OBJECTIVE ->
From the entries below, copy every line holding the word "that".

ITEMS ->
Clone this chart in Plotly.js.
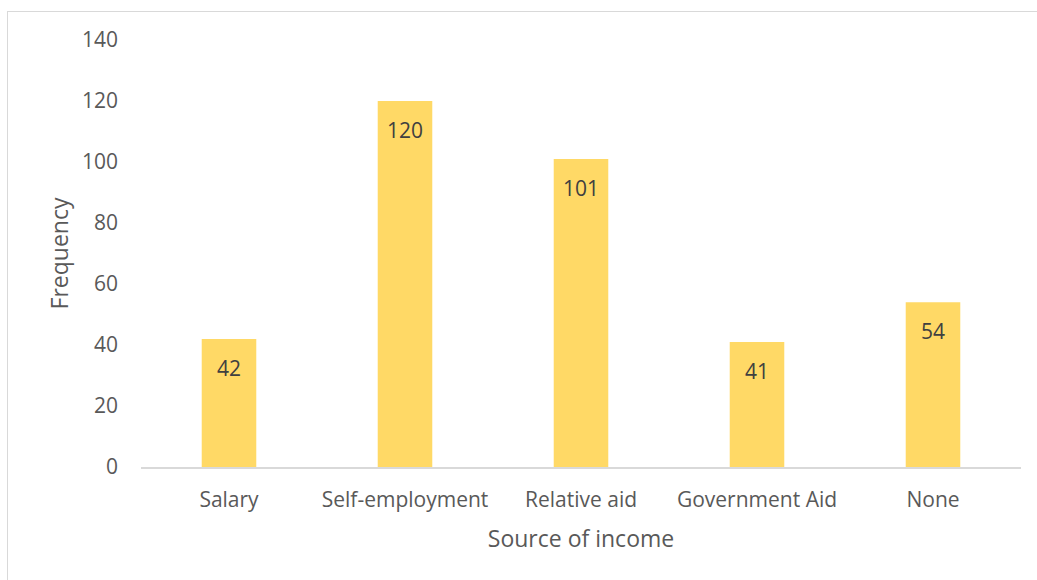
<!DOCTYPE html>
<html>
<head>
<meta charset="utf-8">
<script src="https://cdn.plot.ly/plotly-3.0.1.min.js"></script>
<style>
  html, body { margin: 0; padding: 0; background: #fff; overflow: hidden; }
  #frame { position: absolute; left: 7px; top: 11px; width: 1100px; height: 700px; border: 1px solid #d9d9d9; box-sizing: border-box; }
  #chart { position: absolute; left: 0; top: 0; width: 1037px; height: 580px; }
</style>
</head>
<body>
<div id="frame"></div>
<div id="chart"></div>
<script>
const categories = ["Salary", "Self-employment", "Relative aid", "Government Aid", "None"];
const frequency = [42, 120, 101, 41, 54];
const yTicks = [0, 20, 40, 60, 80, 100, 120, 140];

const font = "'Open Sans', 'Noto Sans', sans-serif";

const trace = {
  type: "bar",
  x: categories,
  y: frequency,
  width: 0.31,
  marker: { color: "#FFD966" },
  hoverinfo: "x+y"
};

const annotations = categories.map((c, i) => ({
  x: c, y: frequency[i], xref: "x", yref: "y",
  text: String(frequency[i]), showarrow: false,
  yanchor: "top", yshift: -13,
  font: { family: font, size: 21, color: "#404040" }
}));

const layout = {
  width: 1037, height: 580,
  margin: { l: 141, r: 16, t: 40, b: 113 },
  paper_bgcolor: "rgba(0,0,0,0)",
  plot_bgcolor: "rgba(0,0,0,0)",
  showlegend: false,
  font: { family: font, size: 21, color: "#595959" },
  xaxis: {
    type: "category",
    showline: true, linecolor: "#d9d9d9", linewidth: 1.5,
    showgrid: false, zeroline: false, ticks: "",
    ticklabelstandoff: 13,
    tickfont: { family: font, size: 21, color: "#595959" },
    title: { text: "Source of income", font: { family: font, size: 23, color: "#595959" }, standoff: 19 }
  },
  yaxis: {
    range: [0, 140],
    tickvals: yTicks, ticktext: yTicks.map(String),
    showline: false, showgrid: false, zeroline: false, ticks: "",
    ticklabelstandoff: 22,
    tickfont: { family: font, size: 21, color: "#595959" },
    title: { text: "Frequency", font: { family: font, size: 23, color: "#595959" }, standoff: 6 }
  },
  annotations: annotations
};

Plotly.newPlot("chart", [trace], layout, { displayModeBar: false, staticPlot: true });
</script>
</body>
</html>
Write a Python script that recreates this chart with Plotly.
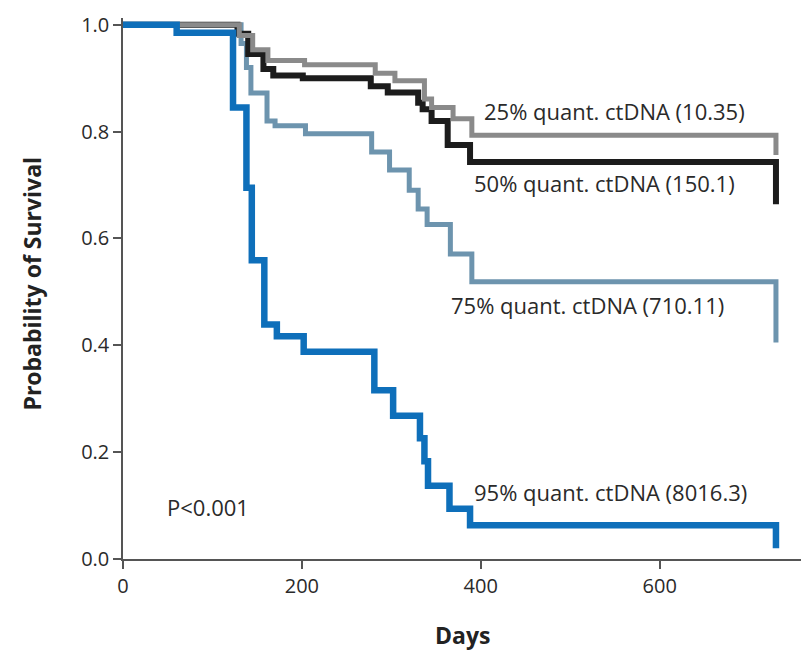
import plotly.graph_objects as go

# Kaplan-Meier step data (days, survival probability)
t25 = [0, 130, 145, 162, 203, 282, 304, 337, 345, 369, 390, 730]
s25 = [1.0, 0.98, 0.953, 0.933, 0.925, 0.909, 0.895, 0.861, 0.845, 0.824, 0.793, 0.756]

t50 = [0, 128, 140, 157, 168, 201, 277, 296, 330, 335, 345, 363, 388, 730]
s50 = [1.0, 0.983, 0.945, 0.917, 0.905, 0.900, 0.885, 0.873, 0.854, 0.842, 0.82, 0.775, 0.743, 0.664]

t75 = [0, 132, 138, 143, 161, 170, 204, 278, 298, 320, 330, 340, 366, 390, 730]
s75 = [1.0, 0.965, 0.92, 0.872, 0.82, 0.811, 0.796, 0.762, 0.728, 0.69, 0.655, 0.626, 0.571, 0.519, 0.405]

t95 = [0, 60, 123, 138, 144, 158, 172, 202, 281, 302, 332, 337, 341, 365, 388, 730]
s95 = [1.0, 0.985, 0.845, 0.695, 0.559, 0.439, 0.417, 0.388, 0.316, 0.268, 0.226, 0.183, 0.137, 0.094, 0.063, 0.02]

labels = ["25% quant. ctDNA (10.35)", "50% quant. ctDNA (150.1)",
          "75% quant. ctDNA (710.11)", "95% quant. ctDNA (8016.3)"]
label_x = [401, 390, 365, 390]
label_y = [0.839, 0.704, 0.475, 0.125]

x_ticks = [0, 200, 400, 600]
y_ticks = [0.0, 0.2, 0.4, 0.6, 0.8, 1.0]
y_ticktext = ["0.0", "0.2", "0.4", "0.6", "0.8", "1.0"]

fig = go.Figure()
series = [
    (t75, s75, "#6d94ae", 5, labels[2]),
    (t50, s50, "#1c1c1c", 6, labels[1]),
    (t25, s25, "#8a8a8a", 5, labels[0]),
    (t95, s95, "#0e6fba", 6.5, labels[3]),
]
for t, s, c, w, name in series:
    fig.add_trace(go.Scatter(x=t, y=s, mode="lines", line=dict(color=c, width=w, shape="hv"),
                             name=name, showlegend=False))

font_fam = "Open Sans, Lato, sans-serif"
for txt, lx, ly in zip(labels, label_x, label_y):
    fig.add_annotation(x=lx, y=ly, text=txt, showarrow=False, xanchor="left", yanchor="middle",
                       font=dict(family=font_fam, size=22, color="#2a2a2a"))

fig.add_annotation(x=47, y=0.097, text="P<0.001", showarrow=False, xanchor="left", yanchor="middle",
                   font=dict(family=font_fam, size=22, color="#2a2a2a"))

PW, PH = 678, 548
# Axis titles
fig.add_annotation(xref="paper", yref="paper", x=(32 - 123) / PW, y=(559 - 280) / PH,
                   text="<b>Probability of Survival</b>",
                   textangle=-90, showarrow=False, xanchor="center", yanchor="middle",
                   font=dict(family=font_fam, size=23, color="#222"))
fig.add_annotation(xref="paper", yref="paper", x=(462 - 123) / PW, y=-(636 - 559) / PH, text="<b>Days</b>",
                   showarrow=False, xanchor="center", yanchor="middle",
                   font=dict(family=font_fam, size=23, color="#222"))

fig.update_layout(
    width=811, height=656,
    margin=dict(l=115, r=18, t=3, b=105),
    plot_bgcolor="white", paper_bgcolor="white",
    font=dict(family=font_fam, size=20, color="#333"),
)
fig.update_xaxes(range=[0, 758], tickvals=x_ticks, showgrid=False, zeroline=False,
                 showline=True, linecolor="#555", linewidth=1.5,
                 ticks="outside", ticklen=8, tickcolor="#555", tickwidth=1.5,
                 tickfont=dict(size=20, color="#2a2a2a"))
fig.update_yaxes(range=[0, 1.0126], tickvals=y_ticks, ticktext=y_ticktext, showgrid=False, zeroline=False,
                 showline=True, linecolor="#555", linewidth=1.5,
                 ticks="outside", ticklen=8, tickcolor="#555", tickwidth=1.5,
                 ticklabeloverflow="allow",
                 tickfont=dict(size=20, color="#2a2a2a"))

fig.write_html("out.html")
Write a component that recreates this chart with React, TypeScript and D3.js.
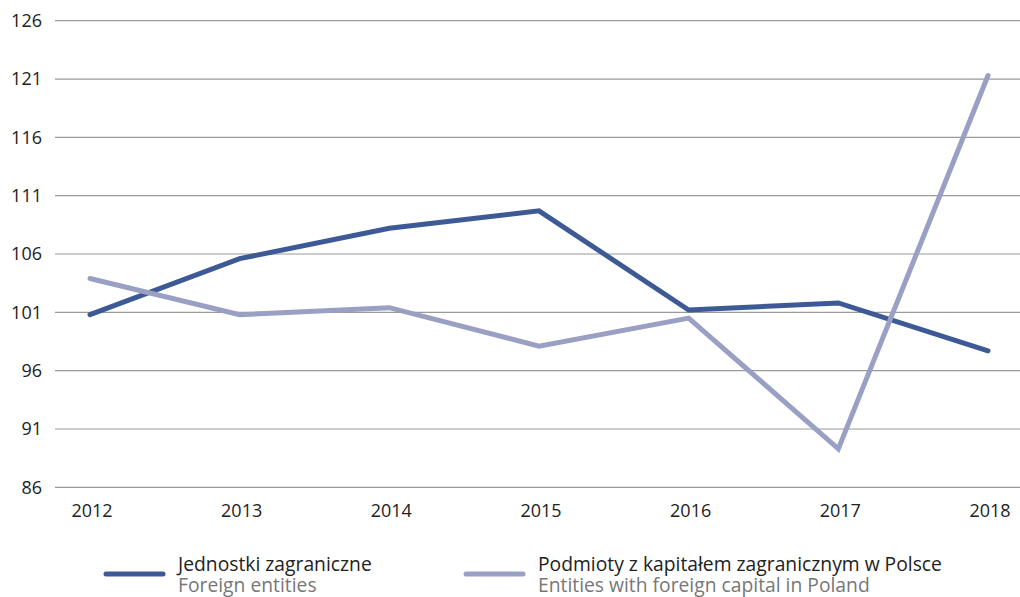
import React from "react";
import * as d3 from "d3";

const years = ["2012", "2013", "2014", "2015", "2016", "2017", "2018"];
const foreignEntities = [100.8, 105.6, 108.2, 109.7, 101.2, 101.8, 97.7];
const foreignCapital = [103.9, 100.8, 101.4, 98.1, 100.5, 89.3, 121.3];
const yTicks = [86, 91, 96, 101, 106, 111, 116, 121, 126];

const seriesNames = [
  { pl: "Jednostki zagraniczne", en: "Foreign entities" },
  { pl: "Podmioty z kapitałem zagranicznym w Polsce", en: "Entities with foreign capital in Poland" },
];
const colors = ["#3d5a96", "#9a9fc4"];

export default function App() {
  const W = 1020;
  const H = 597;
  const x = d3.scalePoint<string>().domain(years).range([90, 988]);
  const y = d3.scaleLinear().domain([86, 126]).range([487.3, 20.7]);
  const line = d3
    .line<number>()
    .x((_, i) => x(years[i]) as number)
    .y((d) => y(d));
  const series = [foreignEntities, foreignCapital];
  const legendX = [106, 466];
  const font = "'Open Sans', 'Noto Sans', sans-serif";

  return (
    <svg
      width={W}
      height={H}
      style={{ position: "absolute", left: 0, top: 0, background: "#fff" }}
      fontFamily={font}
    >
      {yTicks.map((t) => (
        <g key={t}>
          <line x1={55} x2={W} y1={y(t)} y2={y(t)} stroke="#9a9a9a" strokeWidth={1.2} />
          <text x={42} y={y(t)} dy="0.35em" textAnchor="end" fontSize={18} fill="#222">
            {t}
          </text>
        </g>
      ))}
      {years.map((yr) => (
        <text key={yr} x={(x(yr) as number) + 2} y={517} textAnchor="middle" fontSize={18} fill="#222">
          {yr}
        </text>
      ))}
      {series.map((s, i) => (
        <path
          key={i}
          d={line(s) || ""}
          fill="none"
          stroke={colors[i]}
          strokeWidth={5}
          strokeLinecap="round"
          strokeLinejoin="miter"
        />
      ))}
      {seriesNames.map((n, i) => (
        <g key={n.en}>
          <line
            x1={legendX[i]}
            x2={legendX[i] + 57}
            y1={574}
            y2={574}
            stroke={colors[i]}
            strokeWidth={5}
            strokeLinecap="round"
          />
          <text x={legendX[i] + 72} y={571} fontSize={19.3} fill="#222">
            {n.pl}
          </text>
          <text x={legendX[i] + 72} y={592} fontSize={19.3} fill="#777">
            {n.en}
          </text>
        </g>
      ))}
    </svg>
  );
}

RIGHT ANSWER ->
Write a Python script that recreates this chart with Plotly.
Write a component that recreates this chart with React, TypeScript and D3.js.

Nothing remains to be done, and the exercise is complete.